En 2018, en el silencio y tranquilidad del Metropolitan Museum de Nueva York, irrumpe el grupo activista P.A.I.N (Prescription Adiction Intervention Now), soltando cientos de copias de recetas de OxyContin por los aires y lanzando botes de medicinas a una fuente. Protestan en una de las salas nombrada tras la familia Sackler, pseudo-filántropos donadores de cientos de obras de arte a los principales museos del mundo.
En realidad, la multimillonaria familia es más conocida por ser los dueños de Purdue Pharma, la compañía responsable de la crisis de los opioides en Estados Unidos en los años 90. Su estrategia comercial se basó en promocionar y recetar masivamente medicamentos altamente adictivos que derivaron en miles de muertes y drogodependientes por todo el país.
A la cabeza de la organización activista contra los Sackler está Nan Goldin, la imprescindible fotógrafa que revolucionó la fotografía documental en los años 80 y 90, y una de las muchas víctimas del OxyContin. En su obra, Goldin retrató los ambientes underground de Nueva York, mostró al mundo una nueva forma de mirar y lugares que nadie quería ver; hizo política desde las entrañas.
Sus fotografías van desde la libertina jovialidad de lo queer, hasta el devastador impacto del sida en la comunidad LGBT, pasando por autorretratos tras haber sufrido violencia a manos de una de sus exparejas. Su visión cuasi punk, que hacía protagonistas a adictos, drag queens y trabajadoras sexuales, incomodó enormemente al puritanismo estadounidense de su época.
No es casual que Laura Poitras (‘Citizenfour’, ‘Risk’), una documentalista que no ha dejado de sacarle los colores a su país, haya decidido contar su historia.

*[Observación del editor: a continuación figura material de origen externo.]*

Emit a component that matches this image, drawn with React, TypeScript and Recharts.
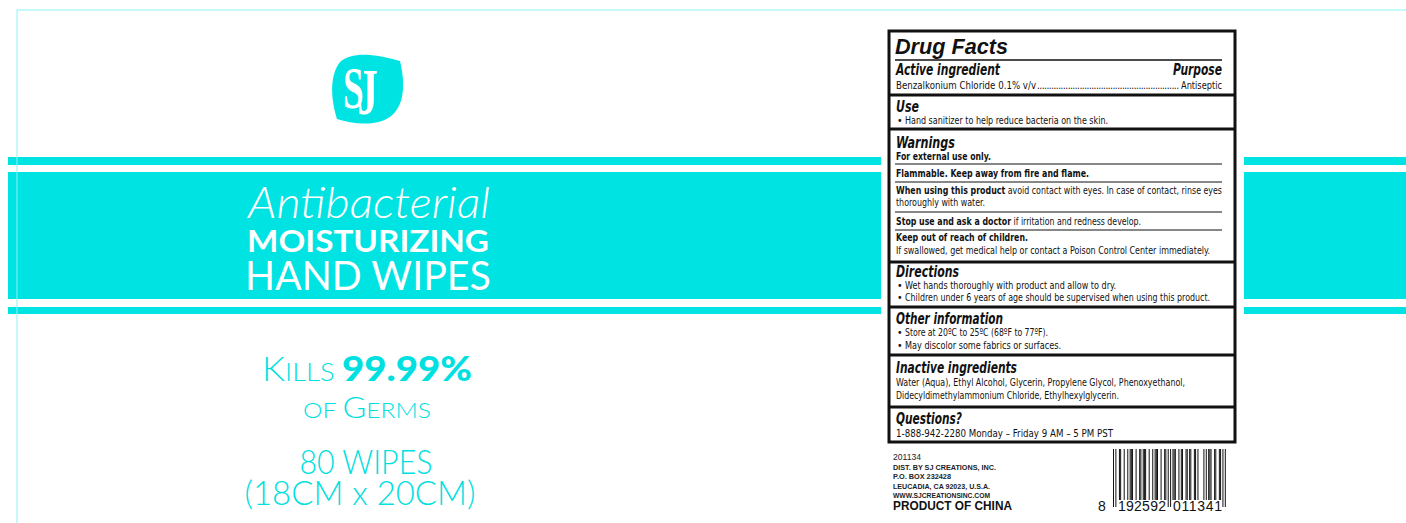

Su acercamiento a Goldin es tan interesante como sorprendente, porque lo hace a través del activismo, pero lo contextualiza con su obra artística y su vida personal. La fascinante historia de la fotógrafa es lo suficientemente jugosa para hacer una película completamente basada en ella, pero Poitras, con su habitual mirada periodística, se arriesga en contarla mediante su lucha política. La ágil convergencia entre ambas partes ofrece un retrato sugerente y profundo de su heroína, recompensado con un flamante y merecido León de Oro en Venecia.
Goldin comienza contando la trágica historia de su hermana Barbara, una adolescente con actitudes demasiado escandalosas para una zona residencial de Washington D.C. en los años 60: era lesbiana. Sus padres la internaron en distintas instituciones hasta que se quitó la vida a los 18 años tumbándose en las vías del tren, cuando Nan solo tenía 11 años. Lógicamente, queda marcada por este suceso y por la negligencia de sus padres, a quienes responsabiliza.
Su obra está fuertemente vinculada al trauma, que comenzó en ese momento pero que se alargó hasta décadas más tarde. Desde su juventud se movió en ambientes LGBT marginales, donde se rodeó de artistas relevantes de la escena contracultural como la actriz Cookie Mueller -presencia habitual en las películas de John Waters- o el fotógrafo David Wojnarowicz y vio cómo el sida acabó con ellos. También confiesa que fue trabajadora sexual para permitirse comprar película para sus fotos y luchó constantemente para que estas fuesen aceptadas en galerías.
Poitras divide la película en siete episodios, donde Goldin narra su vida mientras expone sus obras, presentadas en diapositivas. El poder de las fotografías se engrandece aun más conociendo el contexto detrás de ellas. Toda la belleza, el dolor y, efectivamente, la sangre derramada (el título original es ‘All the Beauty and the Bloodshed’) recorre un documental que no solo ensalza la figura de Goldin, sino también el trabajo incansable de los activistas por la justicia. El cine político y valiente de la directora se eleva aquí a una categoría mayor, reivindicando la vida de Goldin como un ejemplo extraordinario de disidencia y dignidad. Es arte que embelesa, que duele, que sangra.